- **Your task**
Give back every line exactly as it appears, pictures excluded.

Source excerpt start

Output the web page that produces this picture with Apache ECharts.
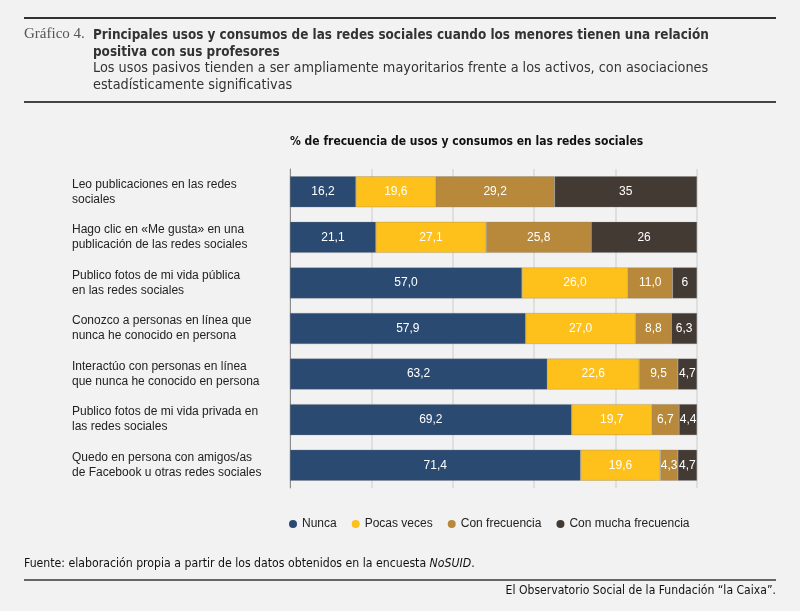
<!DOCTYPE html>
<html>
<head>
<meta charset="utf-8">
<script src="https://cdn.jsdelivr.net/npm/echarts@6/dist/echarts.min.js"></script>
<style>
  html, body { margin: 0; padding: 0; background: #f2f2f2; }
  #chart { width: 800px; height: 611px; }
</style>
</head>
<body>
<div id="chart"></div>
<script>
// categorías (de arriba abajo)
const categories = [
  'Leo publicaciones en las redes\nsociales',
  'Hago clic en «Me gusta» en una\npublicación de las redes sociales',
  'Publico fotos de mi vida pública\nen las redes sociales',
  'Conozco a personas en línea que\nnunca he conocido en persona',
  'Interactúo con personas en línea\nque nunca he conocido en persona',
  'Publico fotos de mi vida privada en\nlas redes sociales',
  'Quedo en persona con amigos/as\nde Facebook u otras redes sociales'
];
const seriesNames = ['Nunca', 'Pocas veces', 'Con frecuencia', 'Con mucha frecuencia'];
const nunca = [16.2, 21.1, 57.0, 57.9, 63.2, 69.2, 71.4];
const pocasVeces = [19.6, 27.1, 26.0, 27.0, 22.6, 19.7, 19.6];
const conFrecuencia = [29.2, 25.8, 11.0, 8.8, 9.5, 6.7, 4.3];
const muchaFrecuencia = [35, 26, 6, 6.3, 4.7, 4.4, 4.7];
const colors = ['#2a4a71', '#fec01b', '#b8893a', '#433a34'];
const xTicks = [0, 20, 40, 60, 80, 100];

const SANS = '"Liberation Sans", Arial, sans-serif';
const NARROW = '"DejaVu Sans Condensed", "Liberation Sans", sans-serif';

const chart = echarts.init(document.getElementById('chart'));

// etiqueta con coma decimal; la última serie sin decimales cuando es entera
function fmt(v, si) {
  if (si === 3 && Number.isInteger(v)) return String(v);
  return v.toFixed(1).replace('.', ',');
}

const allData = [nunca, pocasVeces, conFrecuencia, muchaFrecuencia];
const series = allData.map((d, i) => ({
  name: seriesNames[i],
  type: 'bar',
  stack: 'total',
  barCategoryGap: '32%',
  data: d,
  itemStyle: { color: colors[i], borderColor: 'rgba(120,120,120,0.6)', borderWidth: 0.5 },
  label: {
    show: true,
    position: 'inside',
    color: '#fff',
    fontFamily: SANS,
    fontSize: 12,
    formatter: (p) => fmt(p.value, i)
  }
}));

const option = {
  backgroundColor: '#f2f2f2',
  animation: false,
  color: colors,
  grid: { left: 290, right: 103, top: 169, bottom: 123 },
  xAxis: {
    type: 'value',
    min: xTicks[0],
    max: xTicks[xTicks.length - 1],
    interval: 20,
    axisLabel: { show: false },
    axisLine: { show: false },
    axisTick: { show: false },
    splitLine: { lineStyle: { color: '#d8d8d8', width: 1.5 } }
  },
  yAxis: {
    type: 'category',
    inverse: true,
    data: categories,
    axisTick: { show: false },
    axisLine: { show: true, lineStyle: { color: '#8c8c8c', width: 1 } },
    axisLabel: {
      align: 'left',
      margin: 218,
      color: '#222',
      fontFamily: SANS,
      fontSize: 12,
      lineHeight: 15
    }
  },
  legend: {
    left: 284,
    top: 513,
    icon: 'circle',
    itemWidth: 8,
    itemHeight: 8,
    itemGap: 15,
    itemStyle: { borderWidth: 0 },
    textStyle: { color: '#222', fontFamily: SANS, fontSize: 12 },
    data: seriesNames
  },
  graphic: [
    { type: 'line', shape: { x1: 24, y1: 18, x2: 776, y2: 18 }, style: { stroke: '#333', lineWidth: 2 } },
    { type: 'text', left: 24, top: 27, style: { text: 'Gráfico 4.', font: '15px "Liberation Serif", serif', fill: '#555' } },
    { type: 'text', left: 93, top: 27, style: { text: 'Principales usos y consumos de las redes sociales cuando los menores tienen una relación\npositiva con sus profesores', font: 'bold 13.4px ' + NARROW, fill: '#333', lineHeight: 17 } },
    { type: 'text', left: 93, top: 60, style: { text: 'Los usos pasivos tienden a ser ampliamente mayoritarios frente a los activos, con asociaciones\nestadísticamente significativas', font: '14.3px ' + NARROW, fill: '#333', lineHeight: 17 } },
    { type: 'line', shape: { x1: 24, y1: 102, x2: 776, y2: 102 }, style: { stroke: '#444', lineWidth: 2 } },
    { type: 'text', left: 290, top: 136, style: { text: '% de frecuencia de usos y consumos en las redes sociales', font: 'bold 12px ' + NARROW, fill: '#111' } },
    {
      type: 'text', left: 24, top: 558,
      style: {
        text: 'Fuente: elaboración propia a partir de los datos obtenidos en la encuesta {i|NoSUID}.',
        font: '12.2px ' + NARROW, fill: '#111',
        rich: { i: { fontStyle: 'italic', fontFamily: NARROW, fontSize: 12.2, fill: '#111' } }
      }
    },
    { type: 'line', shape: { x1: 24, y1: 580, x2: 776, y2: 580 }, style: { stroke: '#666', lineWidth: 2 } },
    { type: 'text', right: 24, top: 585, style: { text: 'El Observatorio Social de la Fundación “la Caixa”.', font: '12.1px ' + NARROW, fill: '#111' } }
  ],
  series: series
};

chart.setOption(option);
</script>
</body>
</html>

Source excerpt end

- **Response below**
Output the web page that produces this picture with Apache ECharts.
<!DOCTYPE html>
<html>
<head>
<meta charset="utf-8">
<script src="https://cdn.jsdelivr.net/npm/echarts@6/dist/echarts.min.js"></script>
<style>
  html, body { margin: 0; padding: 0; background: #f2f2f2; }
  #chart { width: 800px; height: 611px; }
</style>
</head>
<body>
<div id="chart"></div>
<script>
// categorías (de arriba abajo)
const categories = [
  'Leo publicaciones en las redes\nsociales',
  'Hago clic en «Me gusta» en una\npublicación de las redes sociales',
  'Publico fotos de mi vida pública\nen las redes sociales',
  'Conozco a personas en línea que\nnunca he conocido en persona',
  'Interactúo con personas en línea\nque nunca he conocido en persona',
  'Publico fotos de mi vida privada en\nlas redes sociales',
  'Quedo en persona con amigos/as\nde Facebook u otras redes sociales'
];
const seriesNames = ['Nunca', 'Pocas veces', 'Con frecuencia', 'Con mucha frecuencia'];
const nunca = [16.2, 21.1, 57.0, 57.9, 63.2, 69.2, 71.4];
const pocasVeces = [19.6, 27.1, 26.0, 27.0, 22.6, 19.7, 19.6];
const conFrecuencia = [29.2, 25.8, 11.0, 8.8, 9.5, 6.7, 4.3];
const muchaFrecuencia = [35, 26, 6, 6.3, 4.7, 4.4, 4.7];
const colors = ['#2a4a71', '#fec01b', '#b8893a', '#433a34'];
const xTicks = [0, 20, 40, 60, 80, 100];

const SANS = '"Liberation Sans", Arial, sans-serif';
const NARROW = '"DejaVu Sans Condensed", "Liberation Sans", sans-serif';

const chart = echarts.init(document.getElementById('chart'));

// etiqueta con coma decimal; la última serie sin decimales cuando es entera
function fmt(v, si) {
  if (si === 3 && Number.isInteger(v)) return String(v);
  return v.toFixed(1).replace('.', ',');
}

const allData = [nunca, pocasVeces, conFrecuencia, muchaFrecuencia];
const series = allData.map((d, i) => ({
  name: seriesNames[i],
  type: 'bar',
  stack: 'total',
  barCategoryGap: '32%',
  data: d,
  itemStyle: { color: colors[i], borderColor: 'rgba(120,120,120,0.6)', borderWidth: 0.5 },
  label: {
    show: true,
    position: 'inside',
    color: '#fff',
    fontFamily: SANS,
    fontSize: 12,
    formatter: (p) => fmt(p.value, i)
  }
}));

const option = {
  backgroundColor: '#f2f2f2',
  animation: false,
  color: colors,
  grid: { left: 290, right: 103, top: 169, bottom: 123 },
  xAxis: {
    type: 'value',
    min: xTicks[0],
    max: xTicks[xTicks.length - 1],
    interval: 20,
    axisLabel: { show: false },
    axisLine: { show: false },
    axisTick: { show: false },
    splitLine: { lineStyle: { color: '#d8d8d8', width: 1.5 } }
  },
  yAxis: {
    type: 'category',
    inverse: true,
    data: categories,
    axisTick: { show: false },
    axisLine: { show: true, lineStyle: { color: '#8c8c8c', width: 1 } },
    axisLabel: {
      align: 'left',
      margin: 218,
      color: '#222',
      fontFamily: SANS,
      fontSize: 12,
      lineHeight: 15
    }
  },
  legend: {
    left: 284,
    top: 513,
    icon: 'circle',
    itemWidth: 8,
    itemHeight: 8,
    itemGap: 15,
    itemStyle: { borderWidth: 0 },
    textStyle: { color: '#222', fontFamily: SANS, fontSize: 12 },
    data: seriesNames
  },
  graphic: [
    { type: 'line', shape: { x1: 24, y1: 18, x2: 776, y2: 18 }, style: { stroke: '#333', lineWidth: 2 } },
    { type: 'text', left: 24, top: 27, style: { text: 'Gráfico 4.', font: '15px "Liberation Serif", serif', fill: '#555' } },
    { type: 'text', left: 93, top: 27, style: { text: 'Principales usos y consumos de las redes sociales cuando los menores tienen una relación\npositiva con sus profesores', font: 'bold 13.4px ' + NARROW, fill: '#333', lineHeight: 17 } },
    { type: 'text', left: 93, top: 60, style: { text: 'Los usos pasivos tienden a ser ampliamente mayoritarios frente a los activos, con asociaciones\nestadísticamente significativas', font: '14.3px ' + NARROW, fill: '#333', lineHeight: 17 } },
    { type: 'line', shape: { x1: 24, y1: 102, x2: 776, y2: 102 }, style: { stroke: '#444', lineWidth: 2 } },
    { type: 'text', left: 290, top: 136, style: { text: '% de frecuencia de usos y consumos en las redes sociales', font: 'bold 12px ' + NARROW, fill: '#111' } },
    {
      type: 'text', left: 24, top: 558,
      style: {
        text: 'Fuente: elaboración propia a partir de los datos obtenidos en la encuesta {i|NoSUID}.',
        font: '12.2px ' + NARROW, fill: '#111',
        rich: { i: { fontStyle: 'italic', fontFamily: NARROW, fontSize: 12.2, fill: '#111' } }
      }
    },
    { type: 'line', shape: { x1: 24, y1: 580, x2: 776, y2: 580 }, style: { stroke: '#666', lineWidth: 2 } },
    { type: 'text', right: 24, top: 585, style: { text: 'El Observatorio Social de la Fundación “la Caixa”.', font: '12.1px ' + NARROW, fill: '#111' } }
  ],
  series: series
};

chart.setOption(option);
</script>
</body>
</html>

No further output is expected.